— PROBLEM TO WORK ON —
Write the count of lines that contain the word "pixels" and nothing else.
——————————
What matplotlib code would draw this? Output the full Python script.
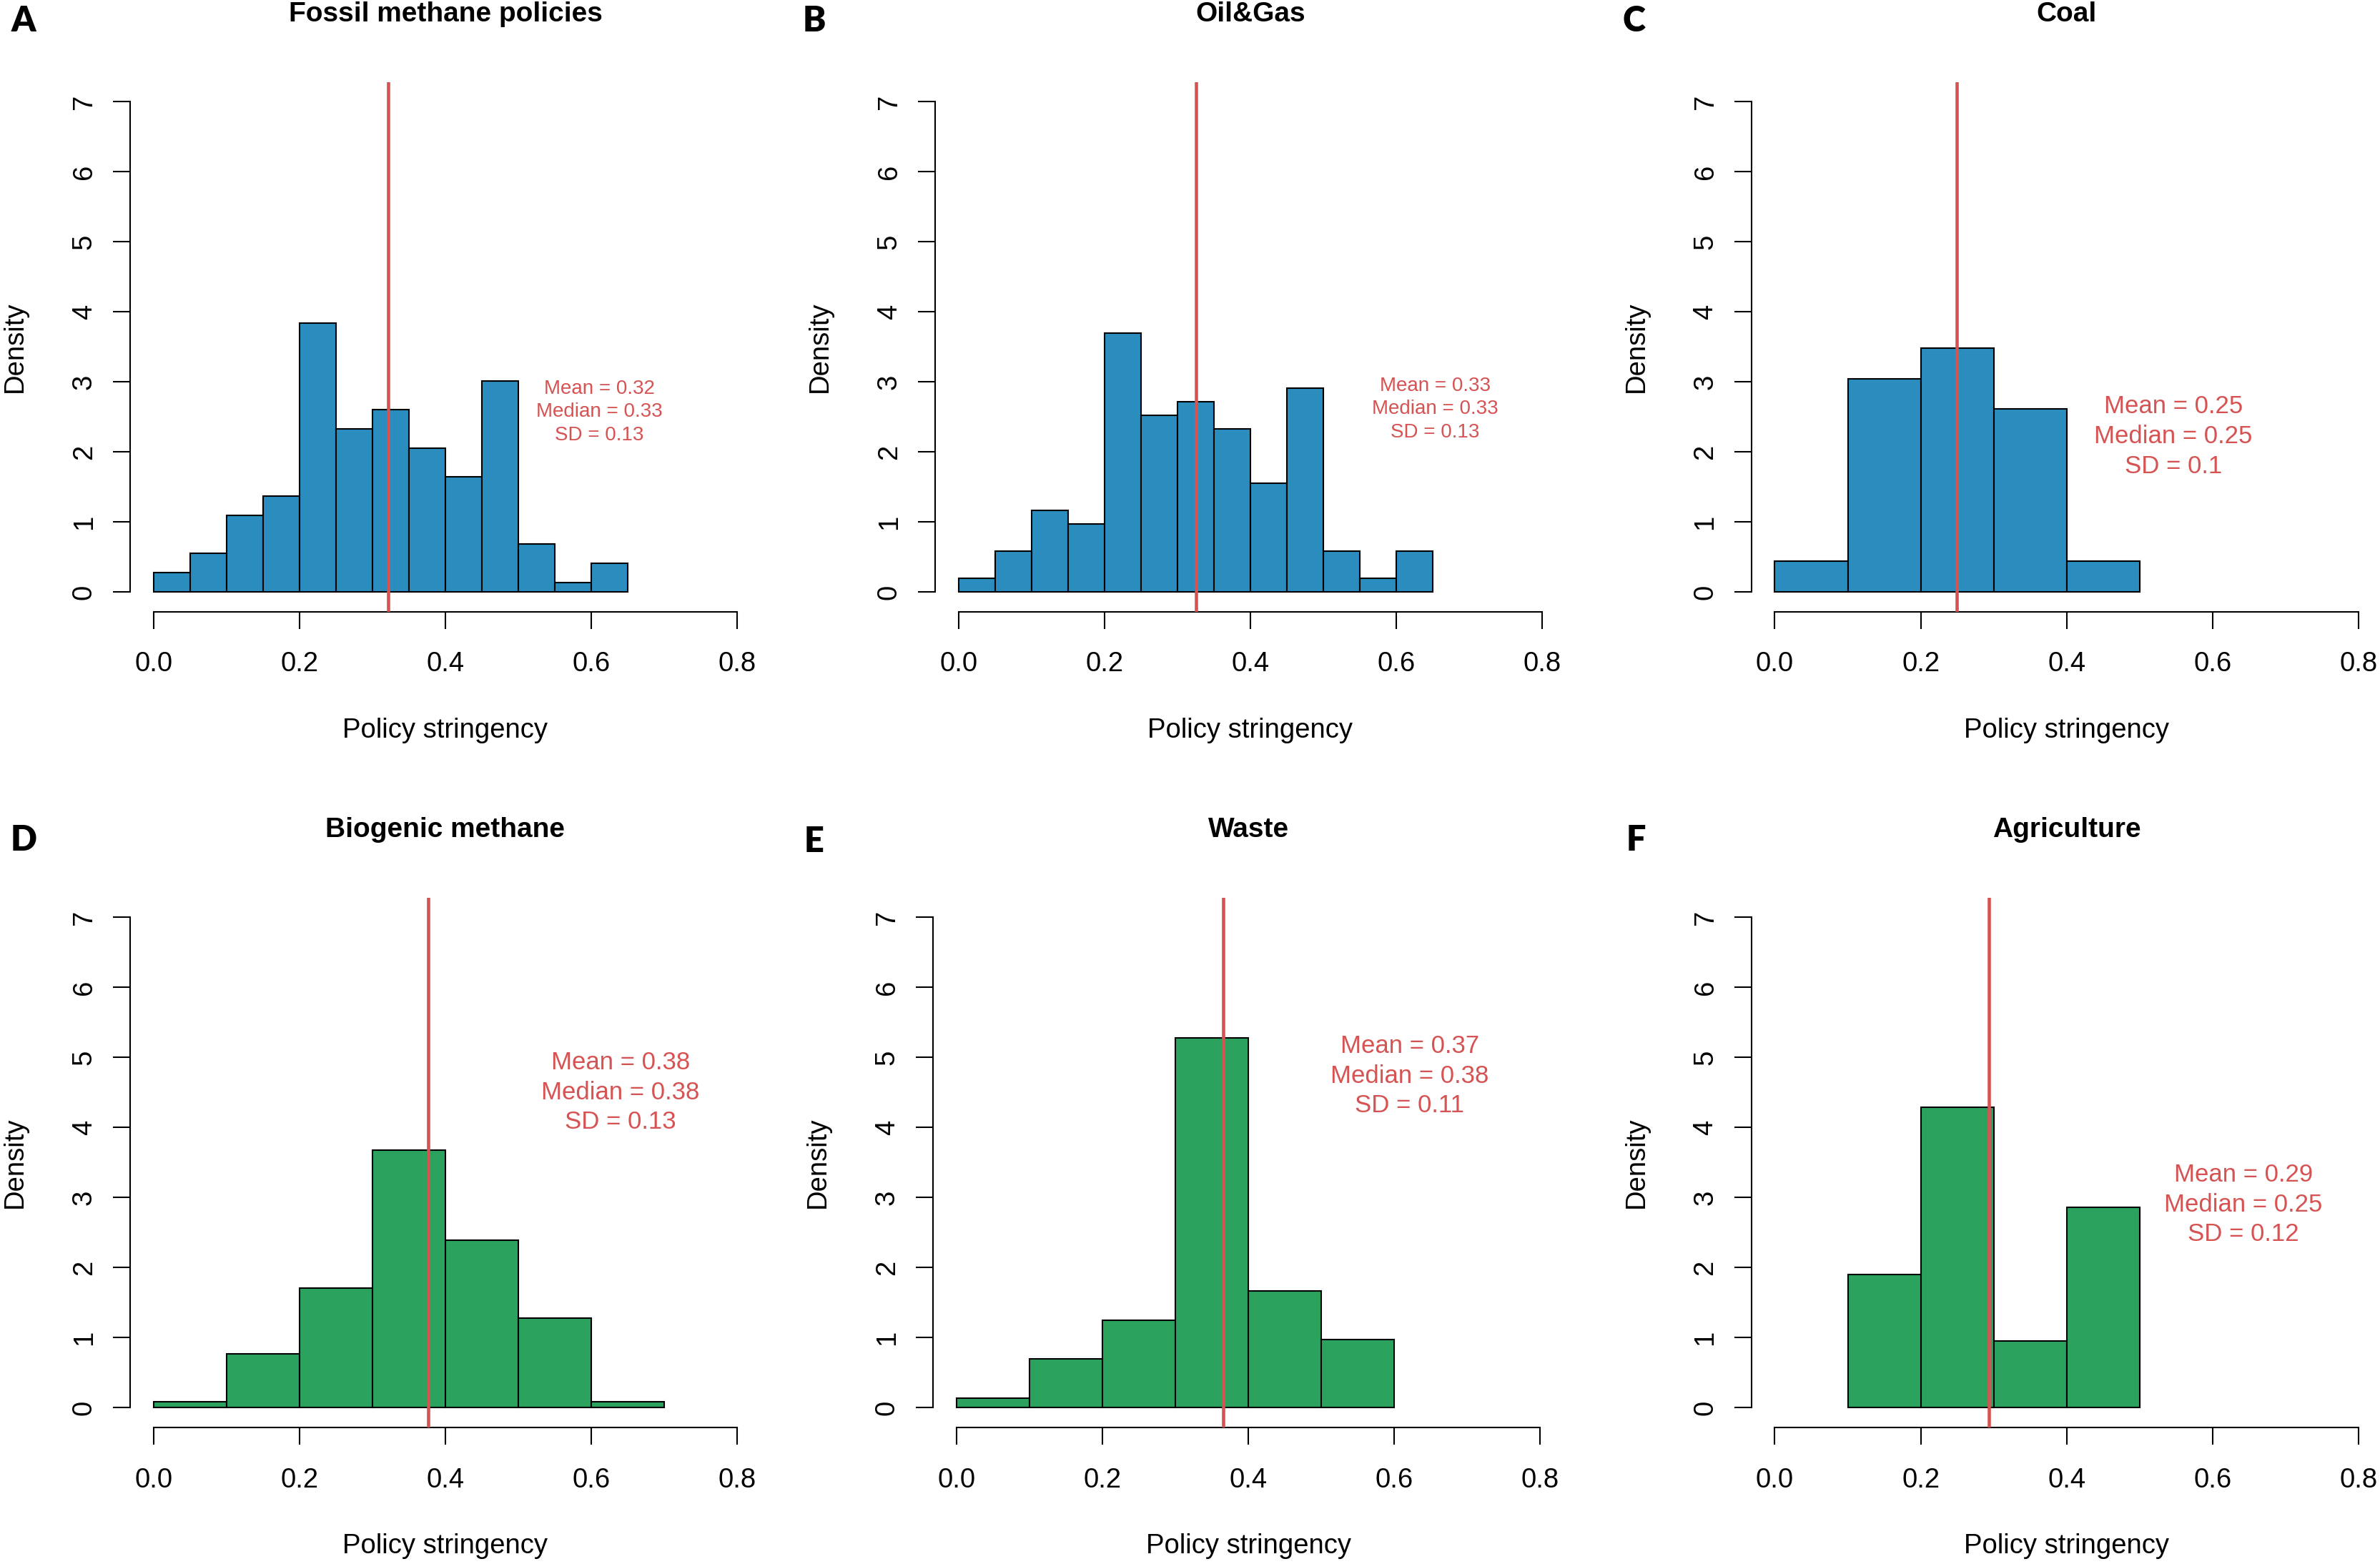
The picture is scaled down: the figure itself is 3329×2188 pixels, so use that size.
import matplotlib
matplotlib.use("Agg")
import matplotlib.pyplot as plt

plt.rcParams['font.family'] = ['Liberation Sans', 'DejaVu Sans']

# ---------------- data ----------------
titles = ["Fossil methane policies", "Oil&Gas", "Coal",
          "Biogenic methane", "Waste", "Agriculture"]
panel_letters = ["A", "B", "C", "D", "E", "F"]

fossil_bins = [0.00, 0.05, 0.10, 0.15, 0.20, 0.25, 0.30, 0.35, 0.40, 0.45, 0.50, 0.55, 0.60]
fossil_density = [0.274, 0.548, 1.096, 1.370, 3.836, 2.329, 2.603, 2.055, 1.644, 3.014, 0.685, 0.137, 0.411]

oilgas_bins = [0.00, 0.05, 0.10, 0.15, 0.20, 0.25, 0.30, 0.35, 0.40, 0.45, 0.50, 0.55, 0.60]
oilgas_density = [0.194, 0.583, 1.165, 0.971, 3.689, 2.524, 2.718, 2.330, 1.553, 2.913, 0.583, 0.194, 0.583]

coal_bins = [0.0, 0.1, 0.2, 0.3, 0.4]
coal_density = [0.435, 3.043, 3.478, 2.609, 0.435]

biogenic_bins = [0.0, 0.1, 0.2, 0.3, 0.4, 0.5, 0.6]
biogenic_density = [0.085, 0.769, 1.709, 3.675, 2.393, 1.282, 0.085]

waste_bins = [0.0, 0.1, 0.2, 0.3, 0.4, 0.5]
waste_density = [0.139, 0.694, 1.250, 5.278, 1.667, 0.972]

agri_bins = [0.1, 0.2, 0.3, 0.4]
agri_density = [1.905, 4.286, 0.952, 2.857]

bin_widths = [0.05, 0.05, 0.1, 0.1, 0.1, 0.1]

mean_values = [0.322, 0.326, 0.249, 0.377, 0.366, 0.293]
stat_texts = ["Mean = 0.32\nMedian = 0.33\nSD = 0.13",
              "Mean = 0.33\nMedian = 0.33\nSD = 0.13",
              "Mean = 0.25\nMedian = 0.25\nSD = 0.1",
              "Mean = 0.38\nMedian = 0.38\nSD = 0.13",
              "Mean = 0.37\nMedian = 0.38\nSD = 0.11",
              "Mean = 0.29\nMedian = 0.25\nSD = 0.12"]

x_ticks = [0.0, 0.2, 0.4, 0.6, 0.8]
x_ticklabels = ["0.0", "0.2", "0.4", "0.6", "0.8"]
y_ticks = [0, 1, 2, 3, 4, 5, 6, 7]
y_ticklabels = ["0", "1", "2", "3", "4", "5", "6", "7"]

all_bins = [fossil_bins, oilgas_bins, coal_bins, biogenic_bins, waste_bins, agri_bins]
all_density = [fossil_density, oilgas_density, coal_density,
               biogenic_density, waste_density, agri_density]

# ---------------- layout / style ----------------
W, H = 3329, 2188
BLUE = "#2B8CBE"
GREEN = "#2CA25F"
RED = "#D65353"
fill_colors = [BLUE, BLUE, BLUE, GREEN, GREEN, GREEN]

# axes boxes in pixels: left, top, width, height
ax_px = [(182.0, 114.5), (1308.0, 114.5), (2449.8, 114.5),
         (182.0, 1255.8), (1305.1, 1255.8), (2449.8, 1255.8)]
AX_W, AX_H = 881.9, 741.0
letter_px = [(33, 29), (1139, 29), (2285, 29), (33, 1176), (1139, 1178), (2288, 1176)]
stat_pos = [(0.611, 2.57), (0.653, 2.61), (0.546, 2.22),
            (0.640, 4.50), (0.621, 4.735), (0.642, 2.90)]
stat_size = [20, 20, 25, 25, 25, 25]

fig = plt.figure(figsize=(W / 100, H / 100), dpi=100)
fig.patch.set_facecolor("white")

LW = 1.5
FS = 27.5

for i in range(6):
    lx, ty = ax_px[i]
    ax = fig.add_axes([lx / W, 1 - (ty + AX_H) / H, AX_W / W, AX_H / H])
    ax.set_facecolor("none")
    ax.bar(all_bins[i], all_density[i], width=bin_widths[i], align="edge",
           color=fill_colors[i], edgecolor="black", linewidth=LW, zorder=2)
    ax.axvline(mean_values[i], color=RED, linewidth=3.3, zorder=3)

    ax.set_xlim(-0.032, 0.832)
    ax.set_ylim(-0.28, 7.28)
    for s in ["top", "right"]:
        ax.spines[s].set_visible(False)
    ax.spines["left"].set_bounds(0, 7)
    ax.spines["bottom"].set_bounds(0, 0.8)
    ax.spines["left"].set_linewidth(LW)
    ax.spines["bottom"].set_linewidth(LW)

    ax.set_xticks(x_ticks)
    ax.set_xticklabels(x_ticklabels, fontsize=FS)
    ax.set_yticks(y_ticks)
    ax.set_yticklabels(y_ticklabels, fontsize=FS, rotation=90, va="center")
    ax.tick_params(axis="both", length=17.3, width=LW, color="black")
    ax.tick_params(axis="x", pad=23)
    ax.tick_params(axis="y", pad=16)

    ax.annotate("Policy stringency", xy=(0.5, 0), xycoords="axes fraction",
                xytext=(0, -166), textcoords="offset pixels",
                ha="center", va="center", fontsize=FS)
    ax.annotate("Density", xy=(0, 0.5), xycoords="axes fraction",
                xytext=(-161, 0), textcoords="offset pixels",
                ha="center", va="center", fontsize=FS, rotation=90)
    ax.annotate(titles[i], xy=(0.5, 1), xycoords="axes fraction",
                xytext=(0, 95), textcoords="offset pixels",
                ha="center", va="center", fontsize=28, fontweight="bold")

    sx, sy = stat_pos[i]
    ax.text(sx, sy, stat_texts[i], color=RED, fontsize=stat_size[i],
            ha="center", va="center", multialignment="center", linespacing=1.33)

    px, py = letter_px[i]
    fig.text(px / W, 1 - py / H, panel_letters[i], ha="center", va="center",
             fontsize=35, fontweight="heavy", family=["Lato", "DejaVu Sans"])

fig.savefig("out.png", dpi=100, facecolor="white")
——————————
— ANSWER FOR THE TASK —
5